I’m kidding! About the brie.


Bird Sticker

Originally uploaded by MaggieMason.

A few firsts I experienced in Amsterdam:

Small bird stickers on the huge train station windows keep birds from smacking into them.
Raw sausages
Lights go from red to yellow to green.
Bitterballen, a bar snack that tastes like deep-fried gravy with bits of meat.
Soap dispensers that sprayed soap in a fine mist.
Soft and salty licorice.
Brie with a big hole in the middle of the wheel, making for easy slicing.
Sex with a prostitute. (Okay, three prostitutes.)

That’s Entertinment

Between jet lag and three days of 24-hour sun in Iceland, we roll out of bed on our first day in Amsterdam at around 1:30 p.m.

This same afternoon Bryan needs to look at the theater where Adaptive Path is holding its workshop, so we set out together. We are groggy, hungry, cranky, and mildly disoriented. It’s times like this when Bryan decides to be wrong about everything.

We bicker all the way to our destination, where I decide to leave him to his work and have breakfast without him, as I have obviously married an insane person and need some time alone to think about what Jennifer Connolly would do in my situation.

I mope my way over to a quiet table at a restaurant situated on a cobblestone square. I order, open my magazine, and settle in to nurse my wounds over a long, peaceful article about scandal in the world of ornithology.

At just this moment, a guitar player stops in front of me. He begins to strum. I press my lips until they are perfectly horizontal with distaste. He strums louder. I glower at him from under my eyebrows and furrow my forehead. He moves a few steps closer.

He is strumming a Beatles tune. Such a familiar one that it’s difficult to concentrate over the noise. I hold my magazine in front of my face and begin to count backwards from ten.

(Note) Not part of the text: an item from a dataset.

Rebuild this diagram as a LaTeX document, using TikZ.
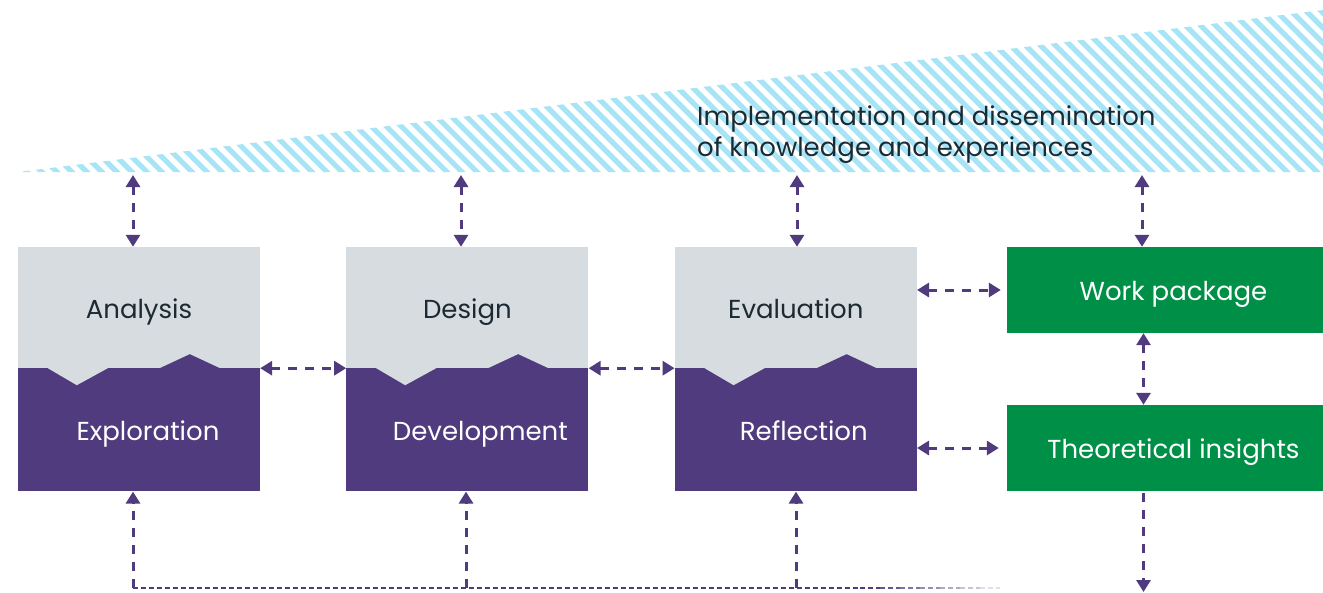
\documentclass[tikz,border=0pt]{standalone}
\usepackage{fontspec}
\setmainfont{Poppins}
\usetikzlibrary{arrows.meta,positioning}
\definecolor{boxGray}{HTML}{D6DCE0}
\definecolor{boxPurple}{HTML}{4F3B7D}
\definecolor{boxGreen}{HTML}{008F47}
\definecolor{hatchBlue}{HTML}{A6E4F6}
\definecolor{textDark}{HTML}{1B2A33}
\newcommand{\boxFont}{\fontsize{26}{31}\selectfont}
\newcommand{\phaseNotch}[1]{%%
  %% The gray notch cut into the lower box.
  \fill[boxGray,shift={(#1.north west)}] (30,0) -- (59,17) -- (90,0) -- cycle;
  %% The purple peak reaching into the upper box.
  \fill[boxPurple,shift={(#1.north west)}] (142,0) -- (172,-14) -- (202,0) -- cycle;
}

\begin{document}
\begin{tikzpicture}[x=1pt,y=-1pt,%%
  grayBox/.style={fill=boxGray,text=textDark,minimum width=242pt,minimum height=121pt,inner sep=0pt,text height=21pt,text depth=0pt,font=\boxFont},%%
  purpleBox/.style={fill=boxPurple,minimum width=242pt,minimum height=123pt,inner sep=0pt},%%
  purpleText/.style={text=white,inner sep=0pt,text height=21pt,text depth=0pt,font=\boxFont},%%
  greenBox/.style={fill=boxGreen,text=white,minimum width=333pt,minimum height=86pt,inner sep=0pt,text height=21pt,text depth=0pt,font=\boxFont},%%
  bandText/.style={text=textDark,align=left,inner sep=0pt,font=\fontsize{26}{31}\selectfont},%%
  hatchStyle/.style={hatchBlue,line width=5.3pt},%%
  arrowStyle/.style={{Triangle[length=12pt,width=14pt]}-{Triangle[length=12pt,width=14pt]},dash pattern=on 9pt off 8pt,line width=3pt,boxPurple},%%
  upArrowStyle/.style={-{Triangle[length=12pt,width=14pt]},dash pattern=on 9pt off 8pt,line width=3pt,boxPurple},%%
  thinDash/.style={dash pattern=on 5pt off 3pt,line width=1.2pt,boxPurple}
]
\useasboundingbox (0,0) rectangle (1323,592);
%%
%% The hatched band of implementation and dissemination.
\begin{scope}
  \clip (18,172) -- (1323,10) -- (1323,172) -- cycle;
  \foreach \hx in {-180,-165,...,1335} \draw[hatchStyle] (\hx,-5) -- ++(190,190);
\end{scope}
\node[bandText,anchor=north west] (bandLabel) at (697,106) {Implementation and dissemination\\of knowledge and experiences};
%%
%% The three phases.
\node[grayBox] (ana) at (139,307.5) {Analysis};
\node[purpleBox,below=0pt of ana] (exp) {};
\node[grayBox,right=86pt of ana] (des) {Design};
\node[purpleBox,below=0pt of des] (dev) {};
\node[grayBox,right=86pt of des] (eva) {Evaluation};
\node[purpleBox,below=0pt of eva] (ref) {};
\phaseNotch{exp}
\phaseNotch{dev}
\phaseNotch{ref}
\node[purpleText] (expText) at ([xshift=9pt]exp.center) {Exploration};
\node[purpleText] (devText) at ([xshift=13pt]dev.center) {Development};
\node[purpleText] (refText) at ([xshift=8pt]ref.center) {Reflection};
%%
%% The outcomes.
\node[greenBox] (wp) at (1173.5,290) {Work package};
\node[greenBox] (ti) at (1173.5,448) {Theoretical insights};
%%
%% Free ends of the connectors.
\coordinate (topA) at (133,175);
\coordinate (topB) at (461,175);
\coordinate (topC) at (797,175);
\coordinate (topD) at (1142,175);
\coordinate (botA) at (133,588);
\coordinate (botB) at (466,588);
\coordinate (botC) at (796,588);
\coordinate (botFade) at (860,588);
\coordinate (tiEnd) at (1143.5,592);
%%
%% Links to the hatched band.
\draw[arrowStyle] (topA) -- (topA |- ana.north);
\draw[arrowStyle] (topB) -- (topB |- des.north);
\draw[arrowStyle] (topC) -- (topC |- eva.north);
\draw[arrowStyle] (topD) -- (topD |- wp.north);
%%
%% Links between the phases and the outcomes.
\draw[arrowStyle] (ana.south east) -- (des.south west);
\draw[arrowStyle] (des.south east) -- (eva.south west);
\draw[arrowStyle,shorten >=6pt] (eva.east |- wp.west) -- (wp.west);
\draw[arrowStyle,shorten >=8pt] (ref.east |- ti.west) -- (ti.west);
\draw[arrowStyle] ([xshift=-30pt]wp.south) -- ([xshift=-30pt]ti.north);
\draw[upArrowStyle,shorten <=2pt] ([xshift=-30pt]ti.south) -- (tiEnd);
%%
%% The feedback loop below.
\draw[upArrowStyle] (botA) -- (botA |- exp.south);
\draw[upArrowStyle] (botB) -- (botB |- dev.south);
\draw[upArrowStyle] (botC) -- (botC |- ref.south);
\draw[thinDash] (botA) -- (botFade);
\foreach \k in {0,...,6} \draw[thinDash,draw opacity={1-0.14*\k}] ([xshift=20*\k pt]botFade) -- ++(20,0);
\end{tikzpicture}
\end{document}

Then, a singing midget strolls from the square to join him.

You heard me.

This, of course, is a personal insult from the universe delivered with a small white card on which my name is inscribed. It is the perfect storm of busking. As the little person launches into her version of “Crazy Little thing Called Love,” I slouch deeper into my chair and begin to whimper.

By contrast, the couple at the next table gives out a whoop and claps in time, bouncing in their chairs. What is this crazy thing, they wonder? This crazy little thing called love? As it turns out, my psychic powers are not strong enough to cause them to spontaneously combust.

As each song ends, I will it to be the last. Instead, the midget waxes philosophical about love, smoothly transitioning into the next ditty. “Ladies and gentleman, while it’s true that money can’t buy me love, it’s something each and every one of us needs. After all, without love where would we be now?”

My breakfast finally arrives, and I fume over my eggs, as they croon two more Beatles songs, “Eternal Flame,” and several Doobie Brothers classics.

At each new song, the couple next to me whoops anew. They have begun to sing along. I contemplate throwing my knife at them, and decide it would be too risky. I contemplate throwing my fork at them. Finally, things seem to be wrapping up.

“And we thank you, ladies and gentlemen for ‘listenin’ to the music,’ and we ask you, isn’t it a ‘wonderful world’?”

Midway through the song, just as you can hear Louis Armstrong moaning softly from his grave, Bryan arrives. Comforting, sweet, mobile Bryan. “Wow,” he says. “You lucked out.” I sigh heavily, drop my head to his shoulder, and reach for the bill.